## WORK TO DO
In the listing that follows, locate the line containing "Convert this chart" and the line containing "460, 480, 500];". Retype exactly those two lines and every line between them, and nothing more.

:: RECORDED INFORMATION ::

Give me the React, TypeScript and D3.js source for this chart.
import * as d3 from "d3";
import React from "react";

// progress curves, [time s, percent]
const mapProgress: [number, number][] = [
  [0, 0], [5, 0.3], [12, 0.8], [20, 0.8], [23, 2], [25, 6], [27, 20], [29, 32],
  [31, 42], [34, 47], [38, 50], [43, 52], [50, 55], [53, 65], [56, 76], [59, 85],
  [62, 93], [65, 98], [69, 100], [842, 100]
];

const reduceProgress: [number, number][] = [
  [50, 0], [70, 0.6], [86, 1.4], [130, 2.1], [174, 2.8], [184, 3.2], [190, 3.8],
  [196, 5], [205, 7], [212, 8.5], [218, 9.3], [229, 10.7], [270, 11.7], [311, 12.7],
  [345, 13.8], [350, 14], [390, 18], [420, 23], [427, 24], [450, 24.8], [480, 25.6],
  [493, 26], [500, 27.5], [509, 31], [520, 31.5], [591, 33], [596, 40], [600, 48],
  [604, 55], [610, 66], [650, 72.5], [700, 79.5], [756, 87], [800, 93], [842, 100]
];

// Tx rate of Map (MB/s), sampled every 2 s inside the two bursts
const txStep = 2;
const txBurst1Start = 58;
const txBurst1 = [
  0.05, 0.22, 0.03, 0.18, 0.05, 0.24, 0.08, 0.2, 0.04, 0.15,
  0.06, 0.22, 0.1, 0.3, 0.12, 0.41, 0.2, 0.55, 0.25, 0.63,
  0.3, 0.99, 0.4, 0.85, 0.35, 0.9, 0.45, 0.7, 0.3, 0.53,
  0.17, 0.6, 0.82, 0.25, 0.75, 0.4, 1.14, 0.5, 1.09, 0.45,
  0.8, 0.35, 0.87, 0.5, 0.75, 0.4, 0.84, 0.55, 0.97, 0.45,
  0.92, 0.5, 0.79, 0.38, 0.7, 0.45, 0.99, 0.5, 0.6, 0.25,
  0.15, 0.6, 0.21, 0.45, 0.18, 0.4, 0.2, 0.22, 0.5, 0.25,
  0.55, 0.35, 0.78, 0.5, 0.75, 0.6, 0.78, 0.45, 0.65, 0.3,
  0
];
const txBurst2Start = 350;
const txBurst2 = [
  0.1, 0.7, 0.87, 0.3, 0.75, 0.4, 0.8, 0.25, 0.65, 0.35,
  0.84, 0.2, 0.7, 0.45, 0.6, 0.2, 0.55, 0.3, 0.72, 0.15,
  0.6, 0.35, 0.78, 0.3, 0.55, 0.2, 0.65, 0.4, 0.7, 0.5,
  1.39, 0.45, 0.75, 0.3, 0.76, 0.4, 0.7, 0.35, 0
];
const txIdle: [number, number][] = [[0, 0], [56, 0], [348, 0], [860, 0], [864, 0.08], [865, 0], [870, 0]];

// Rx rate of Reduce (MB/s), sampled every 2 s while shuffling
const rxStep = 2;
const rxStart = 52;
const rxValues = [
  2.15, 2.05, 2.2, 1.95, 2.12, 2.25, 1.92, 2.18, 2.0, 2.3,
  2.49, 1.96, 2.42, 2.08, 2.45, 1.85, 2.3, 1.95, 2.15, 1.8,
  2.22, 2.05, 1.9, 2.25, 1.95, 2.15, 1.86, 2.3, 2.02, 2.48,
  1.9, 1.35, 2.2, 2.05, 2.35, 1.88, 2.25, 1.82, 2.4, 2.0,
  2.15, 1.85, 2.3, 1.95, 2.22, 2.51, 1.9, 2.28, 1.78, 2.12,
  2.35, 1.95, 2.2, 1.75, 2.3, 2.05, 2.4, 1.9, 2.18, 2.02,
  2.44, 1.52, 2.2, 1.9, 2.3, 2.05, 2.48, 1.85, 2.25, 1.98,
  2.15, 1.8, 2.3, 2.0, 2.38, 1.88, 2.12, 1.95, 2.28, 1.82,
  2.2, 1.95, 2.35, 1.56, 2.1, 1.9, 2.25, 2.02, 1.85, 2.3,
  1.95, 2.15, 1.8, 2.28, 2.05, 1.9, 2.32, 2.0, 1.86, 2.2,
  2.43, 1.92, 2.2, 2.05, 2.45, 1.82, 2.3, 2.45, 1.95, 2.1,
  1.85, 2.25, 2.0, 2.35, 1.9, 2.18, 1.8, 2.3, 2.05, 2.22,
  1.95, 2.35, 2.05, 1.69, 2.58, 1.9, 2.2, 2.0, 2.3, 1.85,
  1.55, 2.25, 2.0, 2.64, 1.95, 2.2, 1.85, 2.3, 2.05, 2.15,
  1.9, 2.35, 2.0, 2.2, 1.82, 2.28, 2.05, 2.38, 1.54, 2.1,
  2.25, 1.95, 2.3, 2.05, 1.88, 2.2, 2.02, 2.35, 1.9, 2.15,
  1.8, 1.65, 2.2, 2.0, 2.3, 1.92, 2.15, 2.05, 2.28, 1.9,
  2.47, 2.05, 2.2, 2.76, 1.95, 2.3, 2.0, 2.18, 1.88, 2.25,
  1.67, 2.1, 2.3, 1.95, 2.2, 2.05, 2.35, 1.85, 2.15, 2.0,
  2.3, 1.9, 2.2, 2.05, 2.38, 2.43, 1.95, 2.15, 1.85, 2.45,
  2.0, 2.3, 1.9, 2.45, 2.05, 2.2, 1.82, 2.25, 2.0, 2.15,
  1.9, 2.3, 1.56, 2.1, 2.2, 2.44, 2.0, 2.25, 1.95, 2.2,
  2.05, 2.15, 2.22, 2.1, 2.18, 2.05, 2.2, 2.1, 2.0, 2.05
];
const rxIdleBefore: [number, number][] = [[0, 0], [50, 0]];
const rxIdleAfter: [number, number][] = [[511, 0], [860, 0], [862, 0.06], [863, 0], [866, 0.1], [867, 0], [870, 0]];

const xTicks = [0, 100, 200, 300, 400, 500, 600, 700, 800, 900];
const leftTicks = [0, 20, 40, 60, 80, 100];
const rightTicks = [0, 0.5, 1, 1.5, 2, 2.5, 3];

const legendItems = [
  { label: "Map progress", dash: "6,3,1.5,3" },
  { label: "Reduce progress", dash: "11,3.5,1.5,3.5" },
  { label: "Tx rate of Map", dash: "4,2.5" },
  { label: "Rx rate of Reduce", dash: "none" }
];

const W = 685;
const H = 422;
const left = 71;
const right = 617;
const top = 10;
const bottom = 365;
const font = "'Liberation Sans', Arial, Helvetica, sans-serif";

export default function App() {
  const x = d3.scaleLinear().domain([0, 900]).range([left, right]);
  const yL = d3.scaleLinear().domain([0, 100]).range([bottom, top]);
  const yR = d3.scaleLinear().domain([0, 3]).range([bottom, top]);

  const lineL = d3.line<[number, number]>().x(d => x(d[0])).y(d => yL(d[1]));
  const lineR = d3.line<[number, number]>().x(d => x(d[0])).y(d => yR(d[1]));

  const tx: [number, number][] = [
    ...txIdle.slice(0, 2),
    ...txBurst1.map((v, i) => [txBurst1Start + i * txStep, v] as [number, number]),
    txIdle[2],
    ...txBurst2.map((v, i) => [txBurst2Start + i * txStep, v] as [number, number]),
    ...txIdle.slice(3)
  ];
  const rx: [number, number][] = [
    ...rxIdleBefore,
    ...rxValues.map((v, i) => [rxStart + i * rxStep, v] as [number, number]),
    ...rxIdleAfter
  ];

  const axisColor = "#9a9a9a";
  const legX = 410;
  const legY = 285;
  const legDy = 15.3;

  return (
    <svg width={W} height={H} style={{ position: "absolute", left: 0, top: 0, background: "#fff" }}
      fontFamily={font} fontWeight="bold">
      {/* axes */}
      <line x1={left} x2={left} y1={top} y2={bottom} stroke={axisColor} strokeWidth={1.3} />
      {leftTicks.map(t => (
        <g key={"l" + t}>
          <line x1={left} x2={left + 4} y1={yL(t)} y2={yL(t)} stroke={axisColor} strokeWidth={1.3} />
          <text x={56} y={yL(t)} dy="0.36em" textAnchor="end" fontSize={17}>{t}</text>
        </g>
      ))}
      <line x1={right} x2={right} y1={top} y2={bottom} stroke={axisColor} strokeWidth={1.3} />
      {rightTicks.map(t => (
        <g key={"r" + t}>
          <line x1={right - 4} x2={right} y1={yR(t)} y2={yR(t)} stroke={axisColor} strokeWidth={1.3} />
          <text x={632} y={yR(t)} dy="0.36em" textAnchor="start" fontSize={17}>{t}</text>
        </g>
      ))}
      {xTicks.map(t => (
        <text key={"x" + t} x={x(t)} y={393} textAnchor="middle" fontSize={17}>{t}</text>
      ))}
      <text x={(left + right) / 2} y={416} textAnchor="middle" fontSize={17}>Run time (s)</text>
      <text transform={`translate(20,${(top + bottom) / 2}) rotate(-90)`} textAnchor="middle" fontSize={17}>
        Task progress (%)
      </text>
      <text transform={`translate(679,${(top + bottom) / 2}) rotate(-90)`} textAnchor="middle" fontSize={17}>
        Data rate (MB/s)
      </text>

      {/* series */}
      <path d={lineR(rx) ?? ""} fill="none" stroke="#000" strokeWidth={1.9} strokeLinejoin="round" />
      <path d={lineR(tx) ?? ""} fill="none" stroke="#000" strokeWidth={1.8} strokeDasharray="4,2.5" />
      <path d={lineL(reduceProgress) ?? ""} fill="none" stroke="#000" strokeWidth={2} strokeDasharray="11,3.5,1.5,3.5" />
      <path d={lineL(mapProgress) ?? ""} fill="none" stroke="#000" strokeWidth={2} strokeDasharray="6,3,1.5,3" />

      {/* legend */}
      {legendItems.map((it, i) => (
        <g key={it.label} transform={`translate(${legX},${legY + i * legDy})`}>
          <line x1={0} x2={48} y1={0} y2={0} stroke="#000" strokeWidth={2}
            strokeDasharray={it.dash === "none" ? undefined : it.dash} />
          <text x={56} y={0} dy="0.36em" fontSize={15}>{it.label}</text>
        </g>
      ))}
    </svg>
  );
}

:::
:: RECORDED INFORMATION ::

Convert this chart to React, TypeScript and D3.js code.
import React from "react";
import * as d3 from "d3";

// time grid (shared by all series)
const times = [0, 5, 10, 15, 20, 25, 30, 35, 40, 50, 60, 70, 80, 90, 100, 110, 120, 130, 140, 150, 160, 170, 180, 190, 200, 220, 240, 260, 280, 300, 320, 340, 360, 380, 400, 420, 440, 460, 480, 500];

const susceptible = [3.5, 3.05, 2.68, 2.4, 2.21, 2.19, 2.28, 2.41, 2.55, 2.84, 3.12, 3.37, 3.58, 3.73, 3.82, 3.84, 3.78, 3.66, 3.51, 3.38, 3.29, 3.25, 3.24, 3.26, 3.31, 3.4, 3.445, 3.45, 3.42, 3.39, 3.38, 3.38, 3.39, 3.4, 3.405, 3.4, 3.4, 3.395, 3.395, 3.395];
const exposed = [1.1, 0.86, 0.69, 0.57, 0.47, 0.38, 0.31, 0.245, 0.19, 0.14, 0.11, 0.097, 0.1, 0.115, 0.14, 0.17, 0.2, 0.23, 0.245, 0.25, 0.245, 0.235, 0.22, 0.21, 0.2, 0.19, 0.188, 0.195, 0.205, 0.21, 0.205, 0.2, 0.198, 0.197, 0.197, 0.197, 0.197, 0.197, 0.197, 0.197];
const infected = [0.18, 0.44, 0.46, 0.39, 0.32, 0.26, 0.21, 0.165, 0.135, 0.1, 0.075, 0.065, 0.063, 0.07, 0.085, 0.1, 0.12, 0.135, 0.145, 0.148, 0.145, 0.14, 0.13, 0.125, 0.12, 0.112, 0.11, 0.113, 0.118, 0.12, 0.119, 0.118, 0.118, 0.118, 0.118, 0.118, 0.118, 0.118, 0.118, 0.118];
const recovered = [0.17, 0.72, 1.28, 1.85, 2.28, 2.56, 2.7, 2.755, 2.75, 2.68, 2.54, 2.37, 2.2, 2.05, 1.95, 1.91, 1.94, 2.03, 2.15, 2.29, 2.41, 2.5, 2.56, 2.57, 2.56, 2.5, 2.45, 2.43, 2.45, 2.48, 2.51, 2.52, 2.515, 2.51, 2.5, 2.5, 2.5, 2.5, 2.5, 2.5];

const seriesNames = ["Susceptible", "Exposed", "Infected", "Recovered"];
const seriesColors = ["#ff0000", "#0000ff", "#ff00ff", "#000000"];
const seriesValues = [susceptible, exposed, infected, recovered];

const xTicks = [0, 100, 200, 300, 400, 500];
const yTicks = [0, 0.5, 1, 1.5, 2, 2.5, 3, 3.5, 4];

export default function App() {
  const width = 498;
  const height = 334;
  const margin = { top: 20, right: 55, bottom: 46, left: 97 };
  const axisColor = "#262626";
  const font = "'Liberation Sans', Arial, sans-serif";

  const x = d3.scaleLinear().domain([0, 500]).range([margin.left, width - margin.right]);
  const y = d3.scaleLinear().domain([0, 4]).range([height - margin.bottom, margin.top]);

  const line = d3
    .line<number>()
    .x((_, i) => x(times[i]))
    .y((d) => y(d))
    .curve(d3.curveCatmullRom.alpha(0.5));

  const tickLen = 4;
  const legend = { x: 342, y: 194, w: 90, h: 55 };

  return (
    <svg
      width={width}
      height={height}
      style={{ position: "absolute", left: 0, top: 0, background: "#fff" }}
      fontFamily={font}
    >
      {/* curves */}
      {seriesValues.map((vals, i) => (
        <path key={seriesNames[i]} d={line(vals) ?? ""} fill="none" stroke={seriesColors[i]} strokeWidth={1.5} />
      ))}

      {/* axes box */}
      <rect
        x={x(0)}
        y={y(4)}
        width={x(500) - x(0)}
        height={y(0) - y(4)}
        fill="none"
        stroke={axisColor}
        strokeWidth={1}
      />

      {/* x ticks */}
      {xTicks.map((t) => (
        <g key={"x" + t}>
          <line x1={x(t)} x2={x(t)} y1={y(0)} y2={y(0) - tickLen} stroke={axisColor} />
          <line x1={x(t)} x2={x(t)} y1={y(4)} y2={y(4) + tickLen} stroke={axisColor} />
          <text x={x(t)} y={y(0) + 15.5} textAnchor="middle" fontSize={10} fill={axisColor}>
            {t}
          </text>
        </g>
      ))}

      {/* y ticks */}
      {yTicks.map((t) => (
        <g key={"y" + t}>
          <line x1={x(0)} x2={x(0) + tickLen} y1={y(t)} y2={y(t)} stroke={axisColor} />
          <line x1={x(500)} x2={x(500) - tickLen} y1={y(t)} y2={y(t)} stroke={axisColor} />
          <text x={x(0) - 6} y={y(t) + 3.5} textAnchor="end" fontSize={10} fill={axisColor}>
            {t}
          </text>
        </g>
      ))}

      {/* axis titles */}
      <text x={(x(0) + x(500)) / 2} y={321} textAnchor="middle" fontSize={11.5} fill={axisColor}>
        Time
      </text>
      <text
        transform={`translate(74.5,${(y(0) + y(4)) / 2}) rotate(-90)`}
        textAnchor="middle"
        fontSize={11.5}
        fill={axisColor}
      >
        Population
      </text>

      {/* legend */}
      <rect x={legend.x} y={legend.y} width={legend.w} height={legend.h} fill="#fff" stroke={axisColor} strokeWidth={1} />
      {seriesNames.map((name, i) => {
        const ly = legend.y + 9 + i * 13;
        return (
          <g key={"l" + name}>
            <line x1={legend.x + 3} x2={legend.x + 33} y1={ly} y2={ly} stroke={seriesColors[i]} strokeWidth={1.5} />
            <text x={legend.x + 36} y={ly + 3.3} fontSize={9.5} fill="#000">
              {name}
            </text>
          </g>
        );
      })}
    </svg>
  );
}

:::

## FULL OUTPUT
Convert this chart to React, TypeScript and D3.js code.
import React from "react";
import * as d3 from "d3";

// time grid (shared by all series)
const times = [0, 5, 10, 15, 20, 25, 30, 35, 40, 50, 60, 70, 80, 90, 100, 110, 120, 130, 140, 150, 160, 170, 180, 190, 200, 220, 240, 260, 280, 300, 320, 340, 360, 380, 400, 420, 440, 460, 480, 500];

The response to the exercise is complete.